Following graduation from Clark, Bohannon balanced his Peacock commitments with a teaching position in LaGrange; after a car accident severely damaged his right foot he rapidly adapted to playing left-footed. In 1965, while touring with emcee Gorgeous George on the Jackie Wilson Show package, he encountered Stevie Wonder and joined the young Motown artist’s rhythm section. Although Bohannon had planned to enter Indiana University’s master’s program that autumn on an offered scholarship, Wonder persuaded him to forgo graduate studies and remain on the road.

After two years supporting Wonder, Bohannon returned to Georgia and assembled his own ensemble. The group auditioned successfully for Motown and subsequently backed not only Wonder but also the Temptations, Four Tops, Supremes, Smokey Robinson, and Marvin Gaye. Although the label rewarded its valued touring director with a songwriting and recording agreement signed by the close of 1969—the same year his stage work appeared on Motortown Revue Live—the arrangement produced no releases. When Motown relocated from Detroit to Los Angeles in 1972, Bohannon parted ways with the company, stayed in the Motor City, accepted another teaching post, and spent evenings leading a band at the celebrated 20 Grand club.

At the home of 20 Grand bandmate Ray Parker, Jr., Bohannon taped original material and obtained a more satisfying deal with Dakar Records. His Brunswick-distributed debut, Stop & Go, arrived in 1973; aside from several slower tracks spotlighting the Haywood Singers—including the evocative “Save Their Souls”—the set was largely instrumental, with Bohannon, guitarists Parker and Wah Wah Watson, and bassist Eddie Watkins supplying funky proto-disco grooves. Through 1976 he issued five additional unadorned Dakar albums whose shifting personnel and directive-oriented titles included Keep On Dancin’, Insides Out, Bohannon, Dance Your Ass Off, and Gittin’ Off. The first four of these reached Billboard’s R&B album chart and generated an equal number of charting singles, most notably “Foot Stompin’ Music” (number 39 R&B, number three disco) and “Disco Stomp” (number 62 R&B, number 11 disco).

After six albums in four years on Dakar, Bohannon transferred to Mercury and maintained comparable productivity across a similar period. His Mercury phase opened in 1977 with Phase II—whose cover bore the subtitle Hamilton Bohannon II—and reached its commercial peak the following year with Summertime Groove, which entered the R&B Top 20 thanks in part to his biggest single, “Let’s Start the Dance” (number nine R&B, number seven disco).
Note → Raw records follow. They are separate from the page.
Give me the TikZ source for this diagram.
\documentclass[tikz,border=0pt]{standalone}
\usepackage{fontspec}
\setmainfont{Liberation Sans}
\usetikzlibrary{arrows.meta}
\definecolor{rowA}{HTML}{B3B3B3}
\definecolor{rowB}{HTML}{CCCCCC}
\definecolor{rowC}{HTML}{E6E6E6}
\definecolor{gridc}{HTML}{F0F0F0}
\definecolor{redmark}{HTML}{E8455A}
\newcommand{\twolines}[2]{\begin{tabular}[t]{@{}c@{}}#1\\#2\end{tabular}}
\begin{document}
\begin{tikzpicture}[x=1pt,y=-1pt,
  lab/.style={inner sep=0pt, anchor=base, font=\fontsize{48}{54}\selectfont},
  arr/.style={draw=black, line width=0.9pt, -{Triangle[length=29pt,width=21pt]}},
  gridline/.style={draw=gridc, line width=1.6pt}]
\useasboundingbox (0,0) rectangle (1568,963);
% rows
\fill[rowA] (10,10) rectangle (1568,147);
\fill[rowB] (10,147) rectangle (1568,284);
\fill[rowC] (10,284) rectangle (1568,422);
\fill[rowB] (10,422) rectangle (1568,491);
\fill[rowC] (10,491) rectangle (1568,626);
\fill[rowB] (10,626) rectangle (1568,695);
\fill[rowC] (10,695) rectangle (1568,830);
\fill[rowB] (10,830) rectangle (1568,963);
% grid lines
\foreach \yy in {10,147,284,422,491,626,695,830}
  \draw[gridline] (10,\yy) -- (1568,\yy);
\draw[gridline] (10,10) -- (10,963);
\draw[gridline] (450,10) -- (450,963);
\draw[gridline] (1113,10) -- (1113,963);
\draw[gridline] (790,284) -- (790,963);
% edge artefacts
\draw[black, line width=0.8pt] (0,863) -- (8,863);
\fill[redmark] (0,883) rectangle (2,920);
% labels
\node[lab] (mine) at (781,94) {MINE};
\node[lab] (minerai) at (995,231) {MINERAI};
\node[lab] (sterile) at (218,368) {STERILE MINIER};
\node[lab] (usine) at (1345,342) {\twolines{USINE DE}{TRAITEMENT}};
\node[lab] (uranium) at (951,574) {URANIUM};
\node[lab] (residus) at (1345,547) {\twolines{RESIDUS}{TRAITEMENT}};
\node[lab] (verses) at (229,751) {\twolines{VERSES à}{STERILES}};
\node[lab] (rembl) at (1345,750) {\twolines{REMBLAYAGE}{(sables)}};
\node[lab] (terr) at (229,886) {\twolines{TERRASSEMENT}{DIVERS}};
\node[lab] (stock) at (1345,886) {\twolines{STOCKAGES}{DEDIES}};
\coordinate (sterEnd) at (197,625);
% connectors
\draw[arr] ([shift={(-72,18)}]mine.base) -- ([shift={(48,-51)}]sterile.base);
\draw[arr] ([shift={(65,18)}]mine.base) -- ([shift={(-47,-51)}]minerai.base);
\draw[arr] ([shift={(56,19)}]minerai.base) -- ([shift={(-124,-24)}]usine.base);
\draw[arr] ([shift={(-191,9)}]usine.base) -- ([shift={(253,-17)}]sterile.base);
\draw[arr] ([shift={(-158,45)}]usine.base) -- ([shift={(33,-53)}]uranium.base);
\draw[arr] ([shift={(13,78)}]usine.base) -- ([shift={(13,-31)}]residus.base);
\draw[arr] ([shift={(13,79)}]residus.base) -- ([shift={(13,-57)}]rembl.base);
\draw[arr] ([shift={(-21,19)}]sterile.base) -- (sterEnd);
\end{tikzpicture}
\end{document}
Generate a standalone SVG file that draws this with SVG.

Cut Loose, Too Hot to Hold, and Music in the Air, released in 1979 and 1980, completed the Mercury sequence. During the same span he wrote, produced, and arranged two Mercury albums for fellow Motown alum Caroline Crawford (also credited as Carolyn Crawford), the featured vocalist on “Let’s Start the Dance” and several other Bohannon recordings.

At the end of 1980 Bohannon inaugurated his Newnan-based Phase II label with One Step Ahead, again featuring Crawford alongside Detroit stalwarts Leroy Emmanuel and Johnny Allen. The next year he achieved his third Top Ten disco/club hit with “Let’s Start II Dance Again,” which included a rap by Dr. Perri Johnson; the single debuted on the chart the same week (September 12) as Tom Tom Club’s “Genius of Love,” whose lyrics invoked Bohannon by name. Before long, his catalog became a frequent source for rap producers seeking breaks and loops.

Phase II concluded operations in 1983 with Make Your Body Move, recorded with extensive assistance from longtime associate Ray Parker, Jr., and The Bohannon Drive, which enlisted Maceo Parker and Sheila E. among its musicians; the latter release brought Bohannon’s studio-album total to eighteen. Signed subsequently to MCA, he explored house and new jack swing—genres he had helped shape—for one final proper album, Here Comes Bohannon, in 1989. Although numerous compilations of varying scope and later single reissues appeared over ensuing decades, his recordings endured chiefly through the advocacy of specialist DJs and hip-hop producers. In 2017 his hometown further honored him by renaming Peachtree Street—the thoroughfare of his upbringing and the site of Phase II’s operations—Hamilton Bohannon Drive. He gave his last performance in 2019 at a benefit concert for Morehouse College and Clark Atlanta University, with Parker once more in the backing band; Bohannon passed away the following April at age 78.